A novel method of in vivo targeted gene transfer to intentionally selected areas of the corneal endothelium was developed. Plasmid DNA with the lacZ gene coding for beta-galactosidase was injected into the anterior chamber of adult Wistar rats, and eight pulses of electricity at intensities ranging from 5 to 40 V/cm were delivered for 50 ms to the cornea with a specially designed electric probe in order to determine the effect of gene transfer on the corneal endothelial cells. Gene expression was visualized by enzymatic color reaction using X-gal in enucleated eyes on days 1, 3, 7, 14 and 21 after gene transfer. The treated eyes were then photographed and the X-gal-positive areas were evaluated by an image analyzer. The ratios of the areas (X-gal-positive area/area of entire corneal endothelium x 100%) were then calculated to determine gene transfection efficiency. The expression of beta-galactosidase was clearly detected in the cytoplasm of the corneal endothelial cells as early as day 1 and lasted until day 21. The most intense gene expression was observed on days 1 and 3 (5.21% on day 1 and 6.45% on day 3).
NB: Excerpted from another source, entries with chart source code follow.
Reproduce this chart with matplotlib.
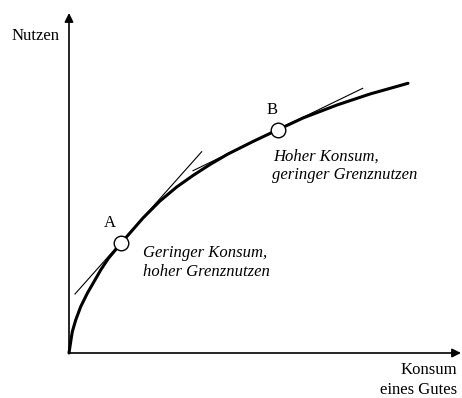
"""
Nutzenfunktion mit abnehmendem Grenznutzen (Punkte A und B mit Tangenten).
"""

import matplotlib
matplotlib.use('Agg')
import matplotlib.pyplot as plt

# Nutzenkurve (x = Konsum, y = Nutzen)
curve_x = [0, 1.7, 3.3, 6.7, 11.7, 18.3, 25, 31.7, 39.3, 52, 74, 91, 107.7,
           124, 141, 159, 184, 209.3, 234, 268, 301, 339]
curve_y = [0, 11.3, 21.3, 33, 46.3, 59.7, 71.3, 83, 94.5, 109.7, 135, 152, 166,
           177.5, 188.5, 199, 211.5, 223.5, 235, 248, 259, 269.7]

# Punkte A und B
point_names = ['A', 'B']
point_x = [52, 209.3]
point_y = [109.7, 223.5]

# Tangenten (Anfang, Ende)
tangent_a_x = [6, 132.7]
tangent_a_y = [59, 201.3]
tangent_b_x = [124, 293.7]
tangent_b_y = [182.3, 264.7]

x_max = 392
y_max = 340

serif = ['Liberation Serif', 'DejaVu Serif']


def main():
    fig = plt.figure(figsize=(4.62, 3.98), dpi=100)
    ax = fig.add_axes([0, 0, 1, 1])
    ax.set_xlim(-69, 393)
    ax.set_ylim(-45, 353)
    ax.axis('off')

    # Achsen mit Pfeilen
    arrow = dict(arrowstyle='-|>', mutation_scale=13, lw=1.2, color='black',
                 shrinkA=0, shrinkB=0)
    ax.annotate('', xy=(0, y_max), xytext=(0, 0), arrowprops=arrow)
    ax.annotate('', xy=(x_max, 0), xytext=(0, 0), arrowprops=arrow)

    # Tangenten
    ax.plot(tangent_a_x, tangent_a_y, color='black', lw=0.8)
    ax.plot(tangent_b_x, tangent_b_y, color='black', lw=0.8)

    # Kurve
    ax.plot(curve_x, curve_y, color='black', lw=2.2,
            solid_capstyle='round', solid_joinstyle='round')

    # Punkte
    ax.plot(point_x, point_y, 'o', ms=10.5, mfc='white', mec='black', mew=1.0)

    # Beschriftungen
    ax.text(-9, 317, 'Nutzen', ha='right', va='center', fontsize=12, family=serif)
    ax.text(388, -17, 'Konsum', ha='right', va='center', fontsize=12, family=serif)
    ax.text(388, -37, 'eines Gutes', ha='right', va='center', fontsize=12, family=serif)

    ax.text(41, 129.7, point_names[0], ha='center', va='center', fontsize=12, family=serif)
    ax.text(202.7, 243, point_names[1], ha='center', va='center', fontsize=12, family=serif)

    ax.text(74, 99.7, 'Geringer Konsum,', ha='left', va='center', fontsize=12,
            style='italic', family=serif)
    ax.text(74, 81.3, 'hoher Grenznutzen', ha='left', va='center', fontsize=12,
            style='italic', family=serif)
    ax.text(204, 196, 'Hoher Konsum,', ha='left', va='center', fontsize=12,
            style='italic', family=serif)
    ax.text(203, 177.7, 'geringer Grenznutzen', ha='left', va='center', fontsize=12,
            style='italic', family=serif)

    fig.savefig('out.png', dpi=100)
    plt.close(fig)


if __name__ == "__main__":
    main()
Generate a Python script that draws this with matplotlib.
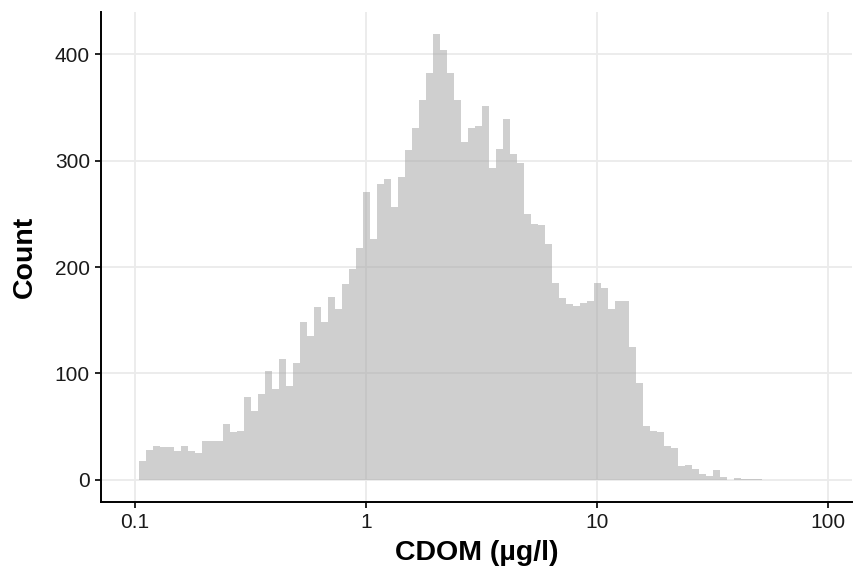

The expression of beta-galactosidase on day 3 was most evident following delivery of 20 V electric pulses (0.09% at 5 V, 0.03% at 10 V, 6.45% at 20 V). beta-Galactosidase expression was limited to the corneal endothelial cells in highly selected areas and no beta-galactosidase expression was detected in any other intra- or axtraocular tissues. In addition, no cell damage was apparent in the cornea and no inflammation was detected in any other intraocular tissues. Thus, low-voltage electric pulses successfully transferred the gene of interest to highly selective areas of the corneal endothelium without inducing any pathological changes. This targeted gene transfer method appears to have great potential for use in gene therapy for ocular diseases.